Mrs Courter (seen above in the 1980s) said: "This was not about guilt or innocence but just whether we would be shipped to France. How many people who can't afford lawyers are being held for extradition without evidence?

"Did they even look at who we were as human beings? It broke our hearts. They said we were part of a criminal gang, but this gang was two families with four children. We were very depressed and lost six months of our lives when we could not see our family and missed the birth of a baby.

"Looking back we are like 'what were we thinking'. We were very naive but he had already sold some to the British Museum and had all the paperwork. We thought we were just helping a friend. We didn't profit from it and never owned the gold.

"We were never charged with any crime. They were merely accusations. We were never part of the French case.

"This is important because the very unfair European Arrest Warrant allows certain special countries like France, Italy and Austria to merely accuse someone of a crime.

"And, even worse, they do not have to provide any evidence in order to arrest for extradition. Most other countries have a much higher bar.

"Most people held for extradition have committed very serious crimes against other persons or involve millions of pounds of economic crime etc. We wonder how many people like us are being held without any proof or evidence and unable to afford private legal assistance."

British Museum records (below) show a G Pesty sold some of the ingots to the museum in 1986.

There is talk of the French trying to force the return of the ingots from the British Museum and China has also tried to lay claim to the ingots.

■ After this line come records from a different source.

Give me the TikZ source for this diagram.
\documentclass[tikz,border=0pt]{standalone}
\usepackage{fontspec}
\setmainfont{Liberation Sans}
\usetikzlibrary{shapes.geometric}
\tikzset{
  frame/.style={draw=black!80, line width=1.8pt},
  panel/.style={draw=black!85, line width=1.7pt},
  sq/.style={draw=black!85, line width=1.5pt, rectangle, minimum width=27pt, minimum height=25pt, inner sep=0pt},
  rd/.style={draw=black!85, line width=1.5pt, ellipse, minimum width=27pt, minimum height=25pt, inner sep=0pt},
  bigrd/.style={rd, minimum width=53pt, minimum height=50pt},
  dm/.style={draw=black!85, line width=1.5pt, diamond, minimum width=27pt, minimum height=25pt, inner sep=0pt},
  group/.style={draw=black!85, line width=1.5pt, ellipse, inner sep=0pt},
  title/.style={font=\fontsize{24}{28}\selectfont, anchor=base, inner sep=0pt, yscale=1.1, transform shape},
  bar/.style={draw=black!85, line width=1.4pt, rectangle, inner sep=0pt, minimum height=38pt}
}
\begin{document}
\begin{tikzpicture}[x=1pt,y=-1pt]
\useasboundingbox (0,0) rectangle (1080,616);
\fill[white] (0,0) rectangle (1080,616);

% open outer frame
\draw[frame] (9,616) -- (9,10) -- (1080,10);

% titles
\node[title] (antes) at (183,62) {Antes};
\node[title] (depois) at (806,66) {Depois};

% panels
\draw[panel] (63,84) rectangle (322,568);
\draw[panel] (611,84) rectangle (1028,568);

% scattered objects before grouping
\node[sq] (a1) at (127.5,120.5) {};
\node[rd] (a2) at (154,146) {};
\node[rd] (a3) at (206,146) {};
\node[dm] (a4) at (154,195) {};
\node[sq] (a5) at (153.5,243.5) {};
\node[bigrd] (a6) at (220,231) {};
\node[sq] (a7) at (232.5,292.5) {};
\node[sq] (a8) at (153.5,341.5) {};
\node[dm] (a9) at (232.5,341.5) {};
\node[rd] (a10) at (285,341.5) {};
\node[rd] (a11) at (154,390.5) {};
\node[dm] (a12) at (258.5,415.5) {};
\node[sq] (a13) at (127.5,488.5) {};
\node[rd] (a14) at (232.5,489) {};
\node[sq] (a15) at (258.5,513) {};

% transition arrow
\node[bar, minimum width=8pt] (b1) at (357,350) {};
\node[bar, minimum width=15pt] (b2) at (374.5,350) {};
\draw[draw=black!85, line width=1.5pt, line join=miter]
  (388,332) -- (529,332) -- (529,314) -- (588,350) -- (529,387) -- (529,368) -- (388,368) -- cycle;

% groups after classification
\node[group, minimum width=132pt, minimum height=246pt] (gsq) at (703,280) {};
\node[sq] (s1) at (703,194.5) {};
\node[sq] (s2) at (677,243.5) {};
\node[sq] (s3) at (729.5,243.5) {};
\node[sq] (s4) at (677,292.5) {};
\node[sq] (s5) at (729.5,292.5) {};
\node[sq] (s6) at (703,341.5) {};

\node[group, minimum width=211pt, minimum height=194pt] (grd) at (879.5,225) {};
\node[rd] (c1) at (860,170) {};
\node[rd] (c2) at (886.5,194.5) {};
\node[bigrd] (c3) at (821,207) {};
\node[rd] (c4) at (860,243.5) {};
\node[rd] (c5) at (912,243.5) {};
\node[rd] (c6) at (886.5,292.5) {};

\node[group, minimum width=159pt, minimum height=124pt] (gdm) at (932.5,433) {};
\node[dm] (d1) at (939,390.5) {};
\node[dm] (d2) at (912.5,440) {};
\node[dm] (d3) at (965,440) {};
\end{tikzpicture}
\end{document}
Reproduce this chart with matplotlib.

A museum spokesman said: "We have not received any formal correspondence to date, if we do, we will consider it carefully and respectfully."

In 2003, when Mr Courter was 59, she co-authored with Pat Gaudette, the book How to Survive Your Husband's Midlife Crisis: Strategies and Stories from The Midlife Wives Club.

In late 2020 she published the book Quarantine: How I survived the Diamond Princess Coronavirus Crisis.

Asked if her next book would be about the extradition case, she said: "I don't know. All we want right now is to be with our family for christmas."